The Director of OSTP, Jack Marburger, said that the Administration’s position on outsourcing was to make sure we have a “strong innovation infrastructure to create value-added jobs” and to “make basic investments in infrastructure for innovative technologies to get into the marketplace.” - Department of Homeland Security Undersecretary for Science and Technology Charles McQueary responded to questions about the percentage of short-term vs. long term research in DHS by noting that his first priority is to get existing technologies immediately deployed in homeland security applications. So the focus of the S&T directorate is almost exclusively short term for now. However, he says DHS intends to shift a larger percentage of research towards longer-term efforts in future years.

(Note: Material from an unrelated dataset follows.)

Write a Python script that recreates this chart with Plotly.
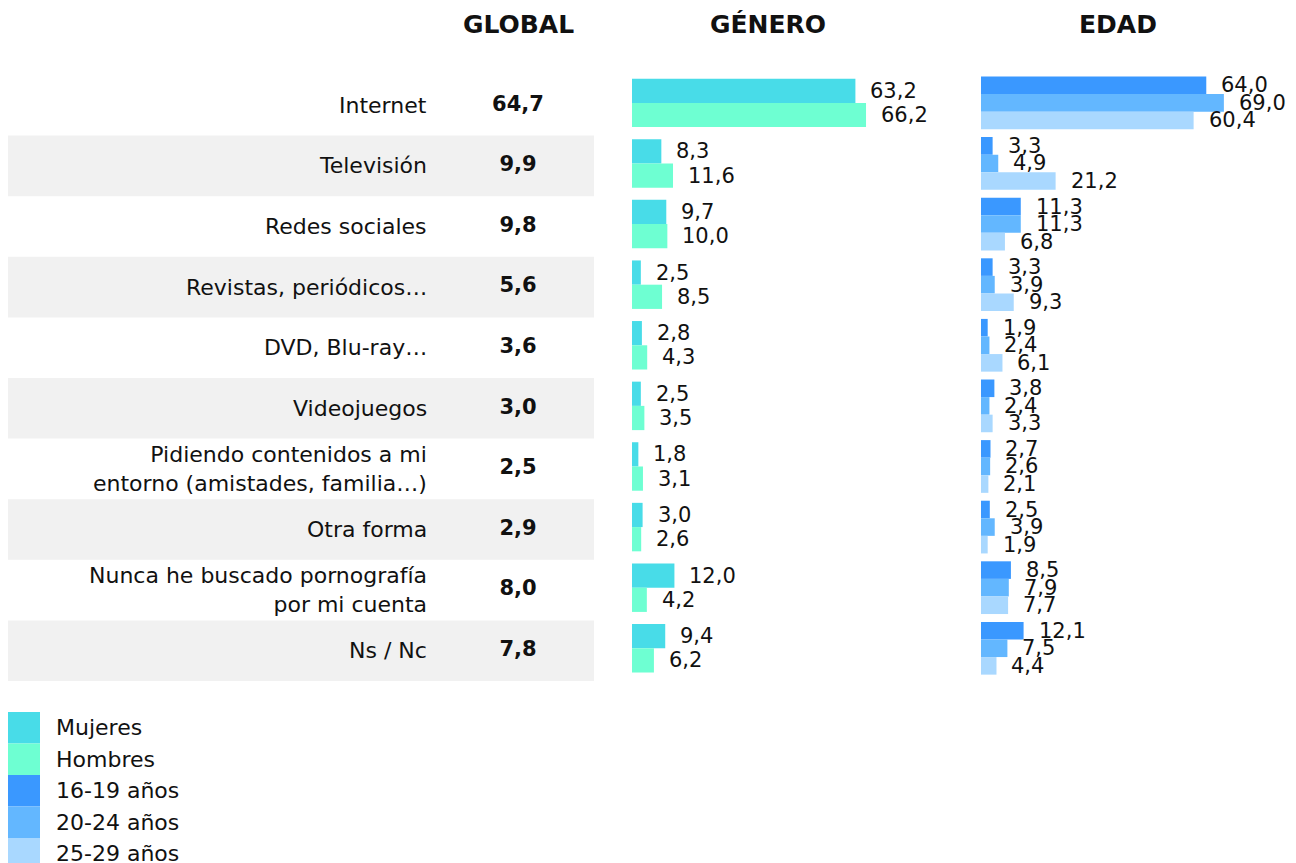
import plotly.graph_objects as go

# data
categorias = ["Internet", "Televisión", "Redes sociales", "Revistas, periódicos…", "DVD, Blu-ray…",
              "Videojuegos", "Pidiendo contenidos a mi<br>entorno (amistades, familia…)", "Otra forma",
              "Nunca he buscado pornografía<br>por mi cuenta", "Ns / Nc"]
global_vals = [64.7, 9.9, 9.8, 5.6, 3.6, 3.0, 2.5, 2.9, 8.0, 7.8]
mujeres = [63.2, 8.3, 9.7, 2.5, 2.8, 2.5, 1.8, 3.0, 12.0, 9.4]
hombres = [66.2, 11.6, 10.0, 8.5, 4.3, 3.5, 3.1, 2.6, 4.2, 6.2]
edad_16_19 = [64.0, 3.3, 11.3, 3.3, 1.9, 3.8, 2.7, 2.5, 8.5, 12.1]
edad_20_24 = [69.0, 4.9, 11.3, 3.9, 2.4, 2.4, 2.6, 3.9, 7.9, 7.5]
edad_25_29 = [60.4, 21.2, 6.8, 9.3, 6.1, 3.3, 2.1, 1.9, 7.7, 4.4]

series_names = ["Mujeres", "Hombres", "16-19 años", "20-24 años", "25-29 años"]
colores = ["#48DCE8", "#6EFFD2", "#3A98FF", "#63B7FF", "#A9D8FF"]

W, H = 1296, 863
FONT = "DejaVu Sans"
TXT = "#111111"
OFF = 8  # page margin of the browser


def px(x):
    return (x - OFF) / W


def py(y):
    return 1 - (y - OFF) / H


def fmt(v):
    return f"{v:.1f}".replace(".", ",")


idx = list(range(len(categorias)))

fig = go.Figure()

# global column (text only)
fig.add_trace(go.Scatter(
    x=[518 - OFF] * len(idx), y=idx, mode="text",
    text=["<b>" + fmt(v) + "</b>" for v in global_vals],
    textfont=dict(family=FONT, size=21, color=TXT),
    xaxis="x", yaxis="y", hoverinfo="skip", showlegend=False
))

# genero + edad bars
bar_sets = [
    (mujeres, "x2", 0.4, -0.4, colores[0]),
    (hombres, "x2", 0.4, 0.0, colores[1]),
    (edad_16_19, "x3", 0.29, -0.435, colores[2]),
    (edad_20_24, "x3", 0.29, -0.145, colores[3]),
    (edad_25_29, "x3", 0.29, 0.145, colores[4]),
]
annotations = []
for (vals, xa, w, off, col), name in zip(bar_sets, series_names):
    fig.add_trace(go.Bar(
        x=vals, y=idx, orientation="h", name=name,
        xaxis=xa, yaxis="y2", width=w, offset=off,
        marker=dict(color=col, line=dict(width=0)),
        showlegend=False
    ))
    for i, v in enumerate(vals):
        annotations.append(dict(
            x=v, y=i + off + w / 2, xref=xa, yref="y2",
            text=fmt(v), showarrow=False, xanchor="left", yanchor="middle",
            xshift=13, font=dict(family=FONT, size=21, color=TXT)
        ))

# row labels
for i, c in enumerate(categorias):
    annotations.append(dict(
        x=px(429), y=i, xref="paper", yref="y", text=c, showarrow=False,
        xanchor="right", yanchor="middle", align="right",
        font=dict(family=FONT, size=22, color=TXT)
    ))

# headers
for t, xc in [("GLOBAL", 518), ("GÉNERO", 768), ("EDAD", 1118)]:
    annotations.append(dict(
        x=px(xc), y=py(25), xref="paper", yref="paper", text="<b>" + t + "</b>",
        showarrow=False, xanchor="center", yanchor="middle",
        font=dict(family=FONT, size=25, color=TXT)
    ))

shapes = []
# zebra rows
for i in idx:
    if i % 2 == 1:
        shapes.append(dict(
            type="rect", xref="paper", yref="y", x0=px(7), x1=px(594),
            y0=i - 0.5, y1=i + 0.5, fillcolor="#F1F1F1", line=dict(width=0), layer="below"
        ))

# legend
for k, (name, col) in enumerate(zip(series_names, colores)):
    top = 712 + 31.5 * k
    shapes.append(dict(
        type="rect", xref="paper", yref="paper", x0=px(7), x1=px(40),
        y0=py(top + 31.5), y1=py(top), fillcolor=col, line=dict(width=0)
    ))
    annotations.append(dict(
        x=px(54), y=py(top + 15.5), xref="paper", yref="paper", text=name,
        showarrow=False, xanchor="left", yanchor="middle",
        font=dict(family=FONT, size=22, color=TXT)
    ))

ydom = [py(681), py(75)]
fig.update_layout(
    width=W, height=H,
    margin=dict(l=0, r=0, t=0, b=0),
    paper_bgcolor="white", plot_bgcolor="rgba(0,0,0,0)",
    barmode="overlay",
    xaxis=dict(domain=[0, 1], range=[0, W], visible=False, anchor="y", fixedrange=True),
    yaxis=dict(domain=ydom, range=[9.5, -0.5], visible=False, anchor="x"),
    xaxis2=dict(domain=[px(632), px(632 + 80 * 3.535)], range=[0, 80], visible=False, anchor="y2"),
    xaxis3=dict(domain=[px(981), px(981 + 80 * 3.52)], range=[0, 80], visible=False, anchor="y2"),
    yaxis2=dict(domain=ydom, range=[9.54, -0.46], visible=False, anchor="x2"),
    shapes=shapes,
    annotations=annotations,
    font=dict(family=FONT, color=TXT),
)

fig.write_html("out.html")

McQueary’s written testimony suggests that research at the Department’s Homeland Security Advanced Research Projects Agency (HSARPA) will include “5 to 10 percent” basic research in FY05. - Finally, Ray Orbach, Director of DOE’s Office of Science noted that any additional funding Congress secures for DOE Office of Science in FY 2005 would be used first to increase university participation and support increased use of DOE facilities.
Overall, other than Colwell’s announcement, a pretty generic budget hearing. All five administration witnesses did their best to defend a very austere R&D budget, with Marburger going so far as to say (paraphrased) “what’s important isn’t the final funding number but the ‘symbolism’ of the increase on a percentage basis…”.
It’s going to be a challenging appropriations season.